Look for metal tongs with wood or silicon handle grips, as they’ll protect your hands from heat traveling up the metal. You’ll find that some tongs might come with teeth while others are scalloped along the edge – this can help grip food while turning it but isn’t a must-have.
Staple Tool or Pitmaster Upgrade? Long-handled tongs are a grilling staple; your fingers will thank you!
If you’ve ever tried to shred a large cut of pulled pork with forks, then you know that it can be a bit of a struggle. Even if it is the most tender cut and melts in your mouth, the prongs on a kitchen fork don’t really give you enough space to shred it without making a mess. This is where Meat Claws come in; they make quick work of shredding meat and are also handy for lifting heavy roasts.
Look for meat claws that are dishwasher safe, and if going for plastic over metal, ones made from BPA-free plastic.
Staple Tool or Pitmaster Upgrade? Ok, so these might seem a bit gimmicky at first, but they do make quick work of shredding any kind of meat, especially big cuts. They might not be a must-have, but they make for an excellent gift for any avid grillers you know.
A grill brush makes for an easy clean-up once you’ve finished cooking. We’ve discussed the importance of maintaining your grill, and one of the best ways to do this is by ensuring the grates are clean of food debris after each use.
When you’ve finished cooking, turn the temperature up on the grill for around 10 mins to burn off any grease/fat, and then run over the grates with a grill brush to clean off any built-up gunk or food debris that might be lingering.
If you’re shopping for a grill brush, you’ll probably notice that there are both wire brush and non-bristle versions. Both work just as well as each other, but there can be some concern of wires shedding and ending up stuck on the grates or in your food with cheaper wire bristles brushes. To avoid this, opt for a well-known name such as Weber if you want a wire bristle brush or look at the Kona Safe Bristle Free Brush.
Staple Tool or Pitmaster Upgrade? If you’re gonna grill it, you gotta clean it! A good grill brush is another BBQ must-have and will help make light work of the clean-up process.
No matter what you’re preparing to cook, you won’t get far without a good set of knives. For example, when preparing meat for grilling, one of the best to have to hand is a boning knife. A boning knife has a thin sharp blade, making it easy to get close when trimming fat or tidying up a cut.
Boning knives aren’t overly expensive, so if you can buy one solely for meat prep, it’ll mean it doesn’t get blunted on any other tasks.
Boning knives can be straight or curved, but both do the same job. Having a curved blade can make some tasks easier, but it’s a personal preference for which is best suited for you.
If you invest in a good set of knives, it’s also worth learning how to sharpen them to keep them in tip-top condition.
Staple Tool or Pitmaster Upgrade?

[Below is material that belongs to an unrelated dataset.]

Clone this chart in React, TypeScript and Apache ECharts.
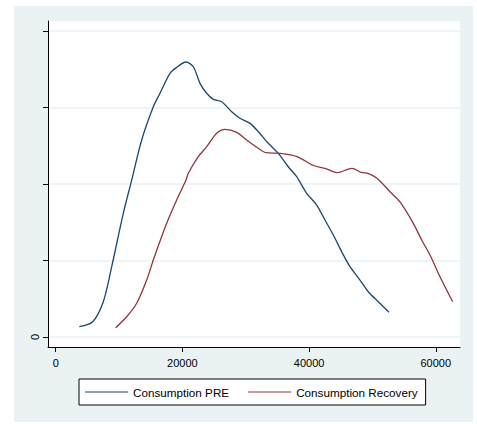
import React, { useEffect, useRef } from 'react';
import * as echarts from 'echarts';

const seriesNames = ['Consumption PRE', 'Consumption Recovery'];

const preX = [3725, 5840, 7514, 8840, 10671, 11997, 13575, 15406, 16464, 18042, 19100, 20568, 21720, 22778, 23836, 24877, 26204, 27782, 29093, 30671, 31981, 33560, 35138, 36716, 38042, 39620, 41199, 42509, 43820, 45145, 46455, 48034, 49344, 50923, 52612];
const preY = [0.135, 0.2, 0.461, 0.919, 1.617, 2.052, 2.575, 3.01, 3.186, 3.447, 3.525, 3.595, 3.533, 3.316, 3.186, 3.107, 3.076, 2.945, 2.859, 2.793, 2.684, 2.532, 2.401, 2.226, 2.095, 1.878, 1.725, 1.529, 1.333, 1.115, 0.919, 0.745, 0.592, 0.461, 0.323];

const recX = [9471, 11207, 12786, 14364, 15406, 17521, 19100, 20568, 20931, 22509, 23836, 25414, 26724, 28571, 30150, 31728, 33196, 35454, 38089, 40694, 42825, 44404, 46771, 48192, 49376, 50718, 52770, 54348, 56448, 57774, 59084, 60663, 62667];
const recY = [0.122, 0.265, 0.441, 0.745, 1.007, 1.486, 1.791, 2.052, 2.14, 2.357, 2.488, 2.663, 2.715, 2.676, 2.575, 2.48, 2.409, 2.401, 2.359, 2.242, 2.196, 2.148, 2.205, 2.153, 2.137, 2.075, 1.899, 1.765, 1.486, 1.268, 1.072, 0.788, 0.461];

const xTicks = [0, 20000, 40000, 60000];
const yTicks = [0, 1, 2, 3, 4];
const yLabels = ['0', '', '', '', ''];

const FONT = '"Liberation Sans", Arial, sans-serif';
const LINE_ICON = 'path://M0,0H43V1.2H0Z';

export default function App() {
  const ref = useRef<HTMLDivElement>(null);
  useEffect(() => {
    if (!ref.current) return;
    const chart = echarts.init(ref.current, undefined, { renderer: 'svg' });
    const toPairs = (xs: number[], ys: number[]) => xs.map((x, i) => [x, ys[i]]);
    chart.setOption({
      animation: false,
      backgroundColor: '#ffffff',
      textStyle: { fontFamily: FONT },
      graphic: [
        {
          type: 'rect',
          z: -100,
          silent: true,
          shape: { x: 14, y: 6, width: 459, height: 416 },
          style: { fill: '#eaf2f3' },
        },
      ],
      grid: {
        left: 48,
        top: 21,
        width: 412,
        height: 326,
        show: true,
        backgroundColor: '#ffffff',
        borderWidth: 0,
        containLabel: false,
      },
      xAxis: {
        type: 'value',
        min: -1215,
        max: 63820,
        axisLine: { show: true, onZero: false, lineStyle: { color: '#000', width: 1 } },
        axisTick: { show: true, length: 5, customValues: xTicks, lineStyle: { color: '#000' } },
        axisLabel: {
          customValues: xTicks,
          color: '#000',
          fontSize: 11,
          fontFamily: FONT,
          margin: 10,
          formatter: (v: number) => String(v),
        },
        splitLine: { show: false },
      },
      yAxis: {
        type: 'value',
        min: -0.1307,
        max: 4.131,
        axisLine: { show: true, onZero: false, lineStyle: { color: '#000', width: 1 } },
        axisTick: { show: true, length: 5, customValues: yTicks, lineStyle: { color: '#000' } },
        axisLabel: {
          customValues: yTicks,
          color: '#000',
          fontSize: 11,
          fontFamily: FONT,
          rotate: 90,
          margin: 8,
          formatter: (v: number) => yLabels[yTicks.indexOf(Math.round(v))] ?? '',
        },
        splitLine: { show: true, lineStyle: { color: '#eaf2f3', width: 1.5 } },
      },
      legend: {
        left: 79,
        top: 379,
        orient: 'horizontal',
        backgroundColor: '#ffffff',
        borderColor: '#000',
        borderWidth: 1,
        padding: [7, 8, 7, 6],
        itemGap: 19,
        itemWidth: 43,
        itemHeight: 14,
        icon: LINE_ICON,
        textStyle: { color: '#000', fontSize: 11.7, fontFamily: FONT },
        data: seriesNames,
      },
      series: [
        {
          name: seriesNames[0],
          type: 'line',
          data: toPairs(preX, preY),
          smooth: 0.3,
          symbol: 'none',
          lineStyle: { color: '#1a476f', width: 1.3 },
          itemStyle: { color: '#1a476f' },
        },
        {
          name: seriesNames[1],
          type: 'line',
          data: toPairs(recX, recY),
          smooth: 0.3,
          symbol: 'none',
          lineStyle: { color: '#90353b', width: 1.3 },
          itemStyle: { color: '#90353b' },
        },
      ],
    });
    return () => chart.dispose();
  }, []);
  return (
    <div
      ref={ref}
      style={{ position: 'fixed', left: 0, top: 0, width: 477, height: 424 }}
    />
  );
}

A good set of knives definitely count as a staple tool for anyone whos looking to expand their cooking (not just grilling) skills.
If you’ve ever had to trim down and prep a large cut of meat, or shred a hunk of cooked pork, on a normal-sized kitchen chopping board, then you know how much mess it can make.
Buying a good-sized BBQ cutting board can make the job so much easier. Not only is it big enough to work on, but it’ll also have a decent-sized juice groove to help drain liquids away from your working area.
If you’re just getting started, then opting for a bamboo version is a budget-friendly way to go, but if you’re looking for a bit of a fancy upgrade, there’s a range of stunning hardwoods to choose from.
Staple Tool or Pitmaster Upgrade? A butcher’s block is another staple for any good kitchen, and as long as they are cleaned and dried well, it can last for years.